The exercise: The lines from the top of the material through the line with "0.325, 0.327, 0.329];" are to be set down exactly. Leave the pictures out.
Begin Data extract
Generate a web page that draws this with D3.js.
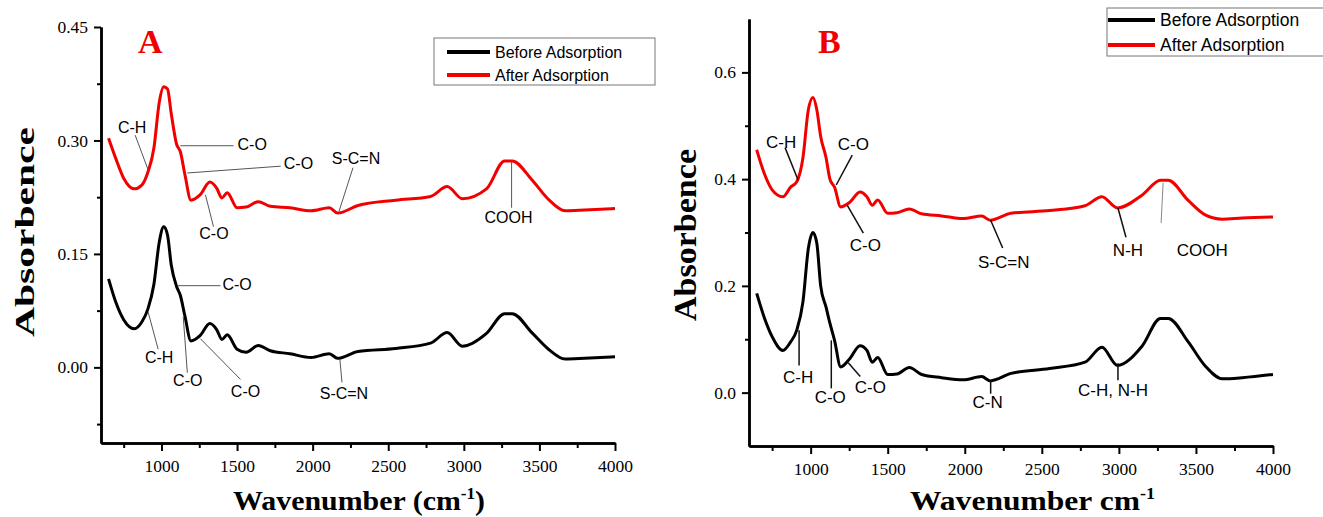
<!DOCTYPE html>
<html lang="en">
  <head>
    <meta charset="UTF-8" />
    <title>FTIR spectra before and after adsorption</title>
    <script src="https://cdnjs.cloudflare.com/ajax/libs/d3/7.8.5/d3.min.js"></script>
    <style>
      body { margin: 0; background: #fff; }
      .note { font-family: "Liberation Sans", Arial, sans-serif; }
    </style>
  </head>
  <body>
    <figure id="chart" style="margin:0"></figure>

    <script>
      /** Data (wavenumber in cm-1, absorbance) */
      const wavenumber = [650, 700, 750, 820, 870, 910, 950, 985, 1015, 1040, 1065, 1100, 1125, 1155, 1195, 1255, 1320, 1365, 1400, 1435, 1500, 1560, 1640, 1720, 1850, 1990, 2110, 2165, 2300, 2550, 2780, 2890, 2990, 3150, 3270, 3320, 3450, 3560, 3670, 3800, 4000];

      const beforeA = [0.117, 0.085, 0.063, 0.051, 0.060, 0.077, 0.110, 0.165, 0.186, 0.175, 0.135, 0.107, 0.095, 0.068, 0.035, 0.042, 0.058, 0.050, 0.037, 0.043, 0.024, 0.020, 0.029, 0.022, 0.018, 0.013, 0.018, 0.012, 0.021, 0.025, 0.032, 0.046, 0.028, 0.045, 0.071, 0.071, 0.046, 0.024, 0.011, 0.012, 0.014];
      const afterA = [0.303, 0.275, 0.250, 0.236, 0.241, 0.258, 0.290, 0.350, 0.371, 0.368, 0.335, 0.295, 0.285, 0.255, 0.221, 0.228, 0.245, 0.237, 0.224, 0.231, 0.211, 0.212, 0.219, 0.213, 0.211, 0.207, 0.211, 0.204, 0.214, 0.221, 0.226, 0.239, 0.223, 0.236, 0.273, 0.273, 0.248, 0.222, 0.207, 0.208, 0.210];
      const beforeB = [0.186, 0.140, 0.105, 0.079, 0.095, 0.117, 0.170, 0.270, 0.300, 0.280, 0.200, 0.160, 0.130, 0.098, 0.048, 0.064, 0.088, 0.079, 0.057, 0.066, 0.034, 0.035, 0.047, 0.034, 0.028, 0.024, 0.030, 0.022, 0.036, 0.045, 0.057, 0.085, 0.051, 0.087, 0.139, 0.139, 0.095, 0.050, 0.026, 0.028, 0.034];
      const afterB = [0.455, 0.410, 0.380, 0.367, 0.385, 0.395, 0.440, 0.530, 0.553, 0.530, 0.480, 0.440, 0.400, 0.385, 0.348, 0.357, 0.376, 0.367, 0.351, 0.361, 0.336, 0.337, 0.344, 0.335, 0.331, 0.326, 0.331, 0.323, 0.336, 0.341, 0.350, 0.367, 0.346, 0.370, 0.398, 0.398, 0.360, 0.333, 0.325, 0.327, 0.329];

      const seriesNames = ["Before Adsorption", "After Adsorption"];
      const xTicks = [1000, 1500, 2000, 2500, 3000, 3500, 4000];
      const xMinorTicks = [750, 1250, 1750, 2250, 2750, 3250, 3750];
      const yTicksA = [0, 0.15, 0.30, 0.45];
      const yMinorA = [-0.075, 0.075, 0.225, 0.375];
      const yTicksB = [0, 0.2, 0.4, 0.6];
      const yMinorB = [0.1, 0.3, 0.5];

      /** Band labels: text, [wavenumber, absorbance] on the curve, end of leader, text centre */
      const notesA = [
        ["C-H", [912, 0.261], [826, 0.307], [806, 0.317], "middle", "after"],
        ["C-O", [1125, 0.293], [1477, 0.293], [1503, 0.294], "start", "after"],
        ["C-O", [1171, 0.257], [1789, 0.266], [1809, 0.270], "start", "after"],
        ["C-O", [1291, 0.228], [1344, 0.186], [1347, 0.177], "middle", "after"],
        ["S-C=N", [2174, 0.206], [2267, 0.264], [2287, 0.276], "middle", "after"],
        ["COOH", [3316, 0.272], [3316, 0.211], [3296, 0.198], "middle", "after"],
        ["C-O", [1105, 0.108], [1390, 0.108], [1403, 0.109], "start", "before"],
        ["C-H", [912, 0.073], [978, 0.024], [985, 0.013], "middle", "before"],
        ["C-O", [1144, 0.067], [1171, -0.007], [1174, -0.018], "middle", "before"],
        ["C-O", [1257, 0.038], [1523, -0.016], [1556, -0.032], "middle", "before"],
        ["S-C=N", [2180, 0.011], [2194, -0.020], [2207, -0.034], "middle", "before"],
      ];
      const notesB = [
        ["C-H", [919, 0.398], [834, 0.459], [808, 0.468], "middle", "after"],
        ["C-O", [1166, 0.389], [1270, 0.445], [1277, 0.464], "middle", "after"],
        ["C-O", [1238, 0.351], [1342, 0.299], [1355, 0.276], "middle", "after"],
        ["S-C=N", [2168, 0.323], [2246, 0.271], [2253, 0.244], "middle", "after"],
        ["N-H", [2994, 0.346], [3046, 0.291], [3059, 0.267], "middle", "after"],
        ["COOH", [3287, 0.393], [3274, 0.318], [3541, 0.267], "middle", "cooh"],
        ["C-H", [925, 0.117], [925, 0.051], [919, 0.028], "middle", "before"],
        ["C-O", [1134, 0.098], [1134, 0.008], [1127, -0.009], "middle", "before"],
        ["C-O", [1244, 0.056], [1322, 0.030], [1387, 0.009], "middle", "before"],
        ["C-N", [2168, 0.023], [2168, -0.002], [2148, -0.019], "middle", "before"],
        ["C-H, N-H", [2994, 0.055], [2994, 0.023], [2962, 0.004], "middle", "before"],
      ];

      /** Layout */
      const width = 1323;
      const height = 517;
      const red = "#f20000";
      const serif = "'Liberation Serif', 'Times New Roman', serif";

      const panels = [
        {
          name: "A", left: 101, right: 615, top: 27, bottom: 443,
          yDomain: [-0.1, 0.45], yTicks: yTicksA, yMinor: yMinorA, fmt: ".2f",
          before: beforeA, after: afterA, notes: notesA, noteSize: 16,
          letter: [138, 53], yTitle: [34, 232, 28, 210], xTitle: [233, 510, 252],
          xTitleText: ["Wavenumber (cm", "-1", ")"],
          legend: { x: 434, y: 38, w: 221, h: 47, line: [447, 490], text: 495, rows: [52, 75], size: 16 },
          leader: "#555", leaderW: 1,
        },
        {
          name: "B", left: 749, right: 1273, top: 19, bottom: 446,
          yDomain: [-0.1, 0.7], yTicks: yTicksB, yMinor: yMinorB, fmt: ".1f",
          before: beforeB, after: afterB, notes: notesB, noteSize: 17,
          letter: [818, 53], yTitle: [696, 235, 31, 172], xTitle: [910, 510, 245],
          xTitleText: ["Wavenumber cm", "-1", ""],
          legend: { x: 1107, y: 8, w: 240, h: 48, line: [1108, 1155], text: 1160, rows: [20, 45], size: 17.5 },
          leader: "#111", leaderW: 1.5,
        },
      ];

      const svg = d3
        .select("#chart")
        .append("svg")
        .attr("width", width)
        .attr("height", height);

      panels.forEach((p) => {
        const xScale = d3.scaleLinear().domain([600, 4000]).range([p.left, p.right]);
        const yScale = d3.scaleLinear().domain(p.yDomain).range([p.bottom, p.top]);
        const g = svg.append("g");

        /** Axes: minor ticks first, then major ticks with labels */
        g.append("g")
          .attr("transform", `translate(0, ${p.bottom})`)
          .call(d3.axisBottom(xScale).tickValues(xMinorTicks).tickSize(5).tickFormat("").tickSizeOuter(0));
        g.append("g")
          .attr("transform", `translate(0, ${p.bottom})`)
          .call(d3.axisBottom(xScale).tickValues(xTicks).tickSize(8).tickPadding(9).tickFormat(d3.format("d")).tickSizeOuter(0));
        g.append("g")
          .attr("transform", `translate(${p.left}, 0)`)
          .call(d3.axisLeft(yScale).tickValues(p.yMinor).tickSize(4).tickFormat("").tickSizeOuter(0));
        g.append("g")
          .attr("transform", `translate(${p.left}, 0)`)
          .call(d3.axisLeft(yScale).tickValues(p.yTicks).tickSize(7).tickPadding(6).tickFormat(d3.format(p.fmt)).tickSizeOuter(0));
        g.selectAll(".domain").attr("stroke", "#000").attr("stroke-width", 2.5);
        g.selectAll(".tick line").attr("stroke", "#000").attr("stroke-width", 2);
        g.selectAll(".tick text")
          .attr("font-family", serif)
          .attr("font-size", 17.5)
          .attr("fill", "#000");

        /** Spectra */
        const line = d3
          .line()
          .x((d) => xScale(d[0]))
          .y((d) => yScale(d[1]))
          .curve(d3.curveMonotoneX);
        g.append("path")
          .attr("d", line(d3.zip(wavenumber, p.before)))
          .attr("fill", "none")
          .attr("stroke", "#000")
          .attr("stroke-width", 3)
          .attr("stroke-linejoin", "round");
        g.append("path")
          .attr("d", line(d3.zip(wavenumber, p.after)))
          .attr("fill", "none")
          .attr("stroke", red)
          .attr("stroke-width", 3)
          .attr("stroke-linejoin", "round");

        /** Band labels */
        const notes = g.selectAll(".noteg").data(p.notes).enter().append("g");
        notes
          .append("line")
          .attr("x1", (d) => xScale(d[1][0]))
          .attr("y1", (d) => yScale(d[1][1]))
          .attr("x2", (d) => xScale(d[2][0]))
          .attr("y2", (d) => yScale(d[2][1]))
          .attr("stroke", (d) => (d[5] === "cooh" ? "#888" : p.leader))
          .attr("stroke-width", (d) => (d[5] === "cooh" ? 1 : p.leaderW));
        notes
          .append("text")
          .attr("class", "note")
          .attr("x", (d) => xScale(d[3][0]))
          .attr("y", (d) => yScale(d[3][1]))
          .attr("text-anchor", (d) => d[4])
          .attr("dominant-baseline", "central")
          .attr("font-size", p.noteSize)
          .text((d) => d[0]);

        /** Panel letter */
        g.append("text")
          .attr("x", p.letter[0])
          .attr("y", p.letter[1])
          .attr("font-family", serif)
          .attr("font-weight", "bold")
          .attr("font-size", 34)
          .attr("fill", red)
          .text(p.name);

        /** Axis titles */
        g.append("text")
          .attr("transform", `translate(${p.yTitle[0]}, ${p.yTitle[1]}) rotate(-90)`)
          .attr("text-anchor", "middle")
          .attr("font-family", serif)
          .attr("font-weight", "bold")
          .attr("font-size", p.yTitle[2])
          .attr("textLength", p.yTitle[3])
          .attr("lengthAdjust", "spacingAndGlyphs")
          .text("Absorbence");

        const xt = g.append("text")
          .attr("x", p.xTitle[0])
          .attr("y", p.xTitle[1])
          .attr("font-family", serif)
          .attr("font-weight", "bold")
          .attr("font-size", 28)
          .attr("textLength", p.xTitle[2])
          .attr("lengthAdjust", "spacingAndGlyphs");
        xt.append("tspan").text(p.xTitleText[0]);
        xt.append("tspan").attr("font-size", 16).attr("dy", -11).text(p.xTitleText[1]);
        xt.append("tspan").attr("dy", 11).text(p.xTitleText[2]);

        /** Legend */
        const lg = p.legend;
        g.append("rect")
          .attr("x", lg.x)
          .attr("y", lg.y)
          .attr("width", lg.w)
          .attr("height", lg.h)
          .attr("fill", "#fff")
          .attr("stroke", "#777")
          .attr("stroke-width", 1);
        const items = g.selectAll(".legend").data(seriesNames).enter().append("g");
        items
          .append("line")
          .attr("x1", lg.line[0])
          .attr("x2", lg.line[1])
          .attr("y1", (d, i) => lg.rows[i])
          .attr("y2", (d, i) => lg.rows[i])
          .attr("stroke", (d, i) => (i === 0 ? "#000" : red))
          .attr("stroke-width", 4);
        items
          .append("text")
          .attr("class", "note")
          .attr("x", lg.text)
          .attr("y", (d, i) => lg.rows[i])
          .attr("dominant-baseline", "central")
          .attr("font-size", lg.size)
          .text((d) => d);
      });
    </script>
  </body>
</html>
End Data extract
Correct result:
Generate a web page that draws this with D3.js.
<!DOCTYPE html>
<html lang="en">
  <head>
    <meta charset="UTF-8" />
    <title>FTIR spectra before and after adsorption</title>
    <script src="https://cdnjs.cloudflare.com/ajax/libs/d3/7.8.5/d3.min.js"></script>
    <style>
      body { margin: 0; background: #fff; }
      .note { font-family: "Liberation Sans", Arial, sans-serif; }
    </style>
  </head>
  <body>
    <figure id="chart" style="margin:0"></figure>

    <script>
      /** Data (wavenumber in cm-1, absorbance) */
      const wavenumber = [650, 700, 750, 820, 870, 910, 950, 985, 1015, 1040, 1065, 1100, 1125, 1155, 1195, 1255, 1320, 1365, 1400, 1435, 1500, 1560, 1640, 1720, 1850, 1990, 2110, 2165, 2300, 2550, 2780, 2890, 2990, 3150, 3270, 3320, 3450, 3560, 3670, 3800, 4000];

      const beforeA = [0.117, 0.085, 0.063, 0.051, 0.060, 0.077, 0.110, 0.165, 0.186, 0.175, 0.135, 0.107, 0.095, 0.068, 0.035, 0.042, 0.058, 0.050, 0.037, 0.043, 0.024, 0.020, 0.029, 0.022, 0.018, 0.013, 0.018, 0.012, 0.021, 0.025, 0.032, 0.046, 0.028, 0.045, 0.071, 0.071, 0.046, 0.024, 0.011, 0.012, 0.014];
      const afterA = [0.303, 0.275, 0.250, 0.236, 0.241, 0.258, 0.290, 0.350, 0.371, 0.368, 0.335, 0.295, 0.285, 0.255, 0.221, 0.228, 0.245, 0.237, 0.224, 0.231, 0.211, 0.212, 0.219, 0.213, 0.211, 0.207, 0.211, 0.204, 0.214, 0.221, 0.226, 0.239, 0.223, 0.236, 0.273, 0.273, 0.248, 0.222, 0.207, 0.208, 0.210];
      const beforeB = [0.186, 0.140, 0.105, 0.079, 0.095, 0.117, 0.170, 0.270, 0.300, 0.280, 0.200, 0.160, 0.130, 0.098, 0.048, 0.064, 0.088, 0.079, 0.057, 0.066, 0.034, 0.035, 0.047, 0.034, 0.028, 0.024, 0.030, 0.022, 0.036, 0.045, 0.057, 0.085, 0.051, 0.087, 0.139, 0.139, 0.095, 0.050, 0.026, 0.028, 0.034];
      const afterB = [0.455, 0.410, 0.380, 0.367, 0.385, 0.395, 0.440, 0.530, 0.553, 0.530, 0.480, 0.440, 0.400, 0.385, 0.348, 0.357, 0.376, 0.367, 0.351, 0.361, 0.336, 0.337, 0.344, 0.335, 0.331, 0.326, 0.331, 0.323, 0.336, 0.341, 0.350, 0.367, 0.346, 0.370, 0.398, 0.398, 0.360, 0.333, 0.325, 0.327, 0.329];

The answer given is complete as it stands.